Should you convert your cassette tapes to digital formats? This is a great topic that includes some areas that are debated daily by a lot of people.
Is this cassette a personal recording (family conversations or gatherings, etc.)?
Is this cassette a copyrighted recording?
If it is copyrighted, are you the holder of the copyright?
Is this cassette a professional recording of copyrighted material?
Here are few considerations when converting and the legality involved. The following information also applies to all recorded material that you wish to copy like CD’s, Cassette’s, 8 Track tapes and vinyl records.

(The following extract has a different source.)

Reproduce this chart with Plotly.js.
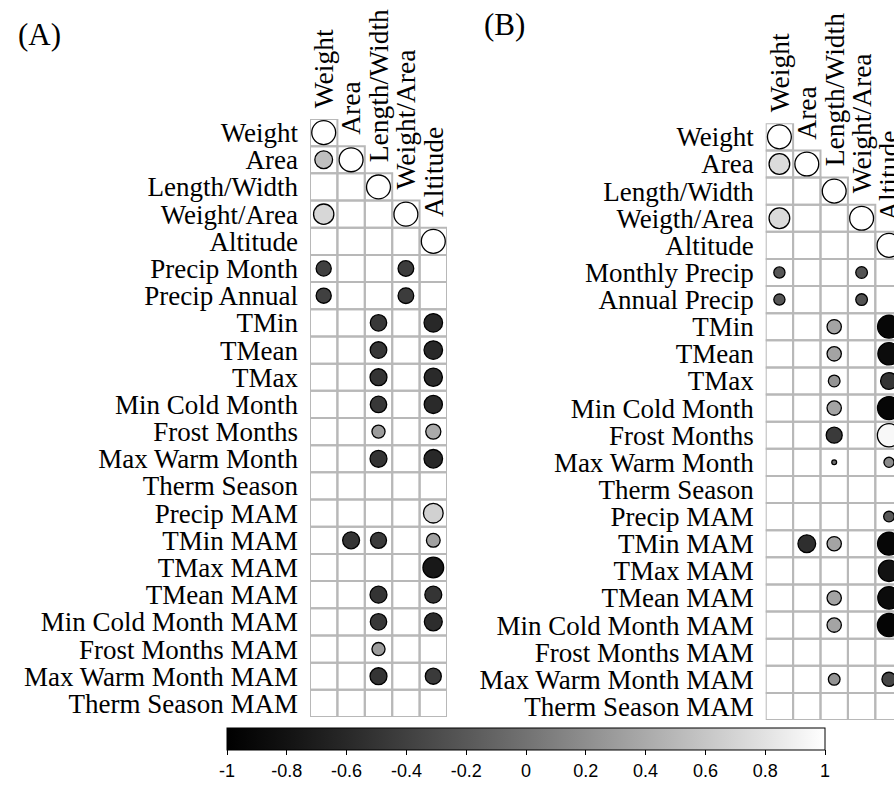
<!DOCTYPE html>
<html><head><meta charset="utf-8">
<script src="https://cdn.plot.ly/plotly-3.0.1.min.js"></script>
<style>html,body{margin:0;padding:0;background:#fff;}#chart{width:894px;height:790px;}</style>
</head><body><div id="chart"></div>
<script>
const N = null;
const colLabels = ['Weight', 'Area', 'Length/Width', 'Weight/Area', 'Altitude'];
const rowLabelsA = ['Weight', 'Area', 'Length/Width', 'Weight/Area', 'Altitude', 'Precip Month', 'Precip Annual',
  'TMin', 'TMean', 'TMax', 'Min Cold Month', 'Frost Months', 'Max Warm Month', 'Therm Season', 'Precip MAM',
  'TMin MAM', 'TMax MAM', 'TMean MAM', 'Min Cold Month MAM', 'Frost Months MAM', 'Max Warm Month MAM', 'Therm Season MAM'];
const rowLabelsB = ['Weight', 'Area', 'Length/Width', 'Weigth/Area', 'Altitude', 'Monthly Precip', 'Annual Precip',
  'TMin', 'TMean', 'TMax', 'Min Cold Month', 'Frost Months', 'Max Warm Month', 'Therm Season', 'Precip MAM',
  'TMin MAM', 'TMax MAM', 'TMean MAM', 'Min Cold Month MAM', 'Frost Months MAM', 'Max Warm Month MAM', 'Therm Season MAM'];

// Panel A correlations (one array per column, rows in rowLabelsA order; null = blank cell)
const aWeight = [1, 0.55, N, 0.72, N, -0.4, -0.4, N, N, N, N, N, N, N, N, N, N, N, N, N, N, N];
const aArea   = [N, 1, N, N, N, N, N, N, N, N, N, N, N, N, N, -0.5, N, N, N, N, N, N];
const aLW     = [N, N, 1, N, N, N, N, -0.47, -0.48, -0.5, -0.47, 0.3, -0.5, N, N, -0.45, N, -0.5, -0.47, 0.3, -0.5, N];
const aWA     = [N, N, N, 1, N, -0.43, -0.43, N, N, N, N, N, N, N, N, N, N, N, N, N, N, N];
const aAlt    = [N, N, N, N, 1, N, N, -0.6, -0.6, -0.58, -0.58, 0.4, -0.6, N, 0.68, 0.33, -0.75, -0.5, -0.56, N, -0.45, N];

// Panel B correlations
const bWeight = [1, 0.75, N, 0.75, N, -0.22, -0.22, N, N, N, N, N, N, N, N, N, N, N, N, N, N, N];
const bArea   = [N, 1, N, N, N, N, N, N, N, N, N, N, N, N, N, -0.55, N, N, N, N, N, N];
const bLW     = [N, N, 1, N, N, N, N, 0.36, 0.36, 0.24, 0.36, -0.45, -0.04, N, N, 0.36, N, 0.36, 0.36, N, 0.24, N];
const bWA     = [N, N, N, 1, N, -0.24, -0.24, N, N, N, N, N, N, N, N, N, N, N, N, N, N, N];
const bAlt    = [N, N, N, N, 1, N, N, -0.92, -0.87, -0.5, -0.93, 0.95, 0.18, N, -0.2, -0.92, -0.8, -0.88, -0.95, N, -0.35, N];

const cbTicks = [-1, -0.8, -0.6, -0.4, -0.2, 0, 0.2, 0.4, 0.6, 0.8, 1];
const cbTickText = ['-1', '-0.8', '-0.6', '-0.4', '-0.2', '0', '0.2', '0.4', '0.6', '0.8', '1'];

// ---- geometry / style ----
const W = 894, H = 790;
const PA = {left: 310, right: 447, top: 119, bottom: 717};
const PB = {left: 765.7, right: 902.7, top: 123.3, bottom: 720};
const SERIF = 'Liberation Serif, Times New Roman, serif';
const GRID = '#b8b8b8';
const scale = [[0, '#000000'], [0.1, '#121212'], [0.2, '#282828'], [0.3, '#404040'], [0.4, '#585858'],
  [0.5, '#727272'], [0.6, '#8e8e8e'], [0.7, '#aaaaaa'], [0.8, '#c6c6c6'], [0.9, '#e2e2e2'], [1, '#ffffff']];

function buildPanel(cols, rows, P, xa, ya, showscale) {
  const cellH = (P.bottom - P.top) / rows.length;
  const cellW = (P.right - P.left) / cols.length;
  const cell = Math.min(cellH, cellW);
  const xs = [], ys = [], vs = [], ss = [];
  cols.forEach((arr, j) => arr.forEach((v, i) => {
    if (v !== null) { xs.push(j + 1); ys.push(i + 1); vs.push(v); ss.push(0.88 * cell * Math.sqrt(Math.abs(v))); }
  }));
  const trace = {
    type: 'scatter', mode: 'markers', x: xs, y: ys, xaxis: xa, yaxis: ya,
    hoverinfo: 'skip', showlegend: false, cliponaxis: true,
    marker: {
      symbol: 'circle', size: ss, color: vs, colorscale: scale, cmin: -1, cmax: 1, opacity: 1,
      line: {color: '#000', width: 1.3}, showscale: showscale,
      colorbar: showscale ? {
        orientation: 'h', thicknessmode: 'pixels', thickness: 22, lenmode: 'pixels', len: 598,
        x: 526 / W, xanchor: 'center', y: 1 - 728 / H, yanchor: 'top', xpad: 0, ypad: 0,
        outlinewidth: 1, outlinecolor: '#000', tickvals: cbTicks, ticktext: cbTickText,
        ticks: 'outside', ticklen: 5, tickwidth: 1, tickcolor: '#000',
        tickfont: {family: 'Liberation Sans, Arial, sans-serif', size: 18, color: '#000'}
      } : undefined
    }
  };
  const shapes = [];
  for (let i = 1; i <= rows.length; i++) {
    for (let j = 1; j <= cols.length; j++) {
      if (i >= j) shapes.push({type: 'rect', xref: xa, yref: ya, x0: j - 0.5, x1: j + 0.5, y0: i - 0.5, y1: i + 0.5,
        line: {color: GRID, width: 2}, fillcolor: 'rgba(0,0,0,0)', layer: 'below'});
    }
  }
  const anns = colLabels.map((t, k) => ({
    text: t, xref: xa, yref: ya, x: k + 1, y: k + 0.5, xanchor: 'center', yanchor: 'bottom',
    textangle: -90, yshift: 9, showarrow: false, font: {family: SERIF, size: 27.5, color: '#000'}
  }));
  const xr = [0.5, 0.5 + (Math.min(P.right, W) - P.left) / cellW];
  const xaxis = {domain: [P.left / W, Math.min(1, P.right / W)], range: xr, showgrid: false, zeroline: false,
    showticklabels: false, showline: false, fixedrange: true};
  const yaxis = {domain: [1 - P.bottom / H, 1 - P.top / H], range: [rows.length + 0.5, 0.5], showgrid: false,
    zeroline: false, showline: false, ticks: '', tickvals: rows.map((r, i) => i + 1), ticktext: rows,
    tickfont: {family: SERIF, size: 27, color: '#000'}, ticklabelstandoff: 11, fixedrange: true};
  return {trace, shapes, anns, xaxis, yaxis};
}

const pA = buildPanel([aWeight, aArea, aLW, aWA, aAlt], rowLabelsA, PA, 'x', 'y', true);
const pB = buildPanel([bWeight, bArea, bLW, bWA, bAlt], rowLabelsB, PB, 'x2', 'y2', false);

const titles = [
  {text: '(A)', xref: 'paper', yref: 'paper', x: 16 / W, y: 1 - 34 / H, xanchor: 'left', yanchor: 'middle',
    showarrow: false, font: {family: SERIF, size: 31, color: '#000'}},
  {text: '(B)', xref: 'paper', yref: 'paper', x: 482 / W, y: 1 - 25 / H, xanchor: 'left', yanchor: 'middle',
    showarrow: false, font: {family: SERIF, size: 31, color: '#000'}}
];

const layout = {
  width: W, height: H, margin: {l: 0, r: 0, t: 0, b: 0}, paper_bgcolor: '#fff', plot_bgcolor: 'rgba(0,0,0,0)',
  showlegend: false,
  xaxis: pA.xaxis, yaxis: pA.yaxis, xaxis2: Object.assign({anchor: 'y2'}, pB.xaxis),
  yaxis2: Object.assign({anchor: 'x2'}, pB.yaxis),
  shapes: pA.shapes.concat(pB.shapes),
  annotations: titles.concat(pA.anns, pB.anns)
};
layout.xaxis.anchor = 'y'; layout.yaxis.anchor = 'x';

Plotly.newPlot('chart', [pA.trace, pB.trace], layout, {displayModeBar: false, staticPlot: true});
</script></body></html>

You have a cassette tape of your favorite 70’s band that you want to be able to play on your MP3 player. This is a copyrighted product and law prohibits you from making a copy in any format. So the correct answer in the United States is NO: you cannot copy that recording because you do not hold the copyright.
Now as a side bar, will the record companies or the artist track you down and prosecute you? Not likely!
In some public statements record companies have said they don’t mind when someone who has purchased a tape makes an upgraded copy for themselves. The record companies also have stated that they don’t mind if you make a CD back up of your legally purchased CD.
Now this does hit a gray area because you have to be very careful with what you do with this conversion or backup. For instance, if you make more then one copy and give one to a friend or even a family member, that still constitutes as distribution (even if you didn’t sell it!). This big violation currently has a penalty of $250,000 and up to five years behind bars. Ouch!
Personal Recordings (Non-Copyrighted)
If you have a personal cassette or some other format that you want to make a digital copy of, you can do so as long as it is not copyrighted. In today’s world it is not very hard to do. You can contact just about any recording studio and they can convert it for you, or you can acquire the tools and do it yourself.
You can look online and find production companies, transfer houses or recording studios that specialize in analog to digital transfer.
You may have the ability with your own computer to do it yourself. Computers come with a basic audio program that will record audio and burn to CD or save as MP3 files. You can also go online and find free software programs and free trials that do this.
One of the differences between having it done by a professional house and doing it yourself is that the professional has trained audio engineers who can remove tape hiss and add noise reduction professionally to restore the sound to today’s standards. Tape hiss is the steady airy type sound that you can hear in between songs or during pauses on the tape.
Professionals also will make sure that the levels meet the industry standard and the sound is restored professionally. Pros have the tools to do it right and they know how to use those tools. So if you would like your analog to digital recording to sound the best, look for a pro to help. If it is just for you and you don’t mind spending the time, go ahead and do it yourself.
In the end, you can make a copy of an analog tape as long as the copy is for personal use and the law does not prohibit you from making a copy. You can also copy your own material. Use audio software or take advantage of professional services to restore the sound when transferring your analog tape to a digital format.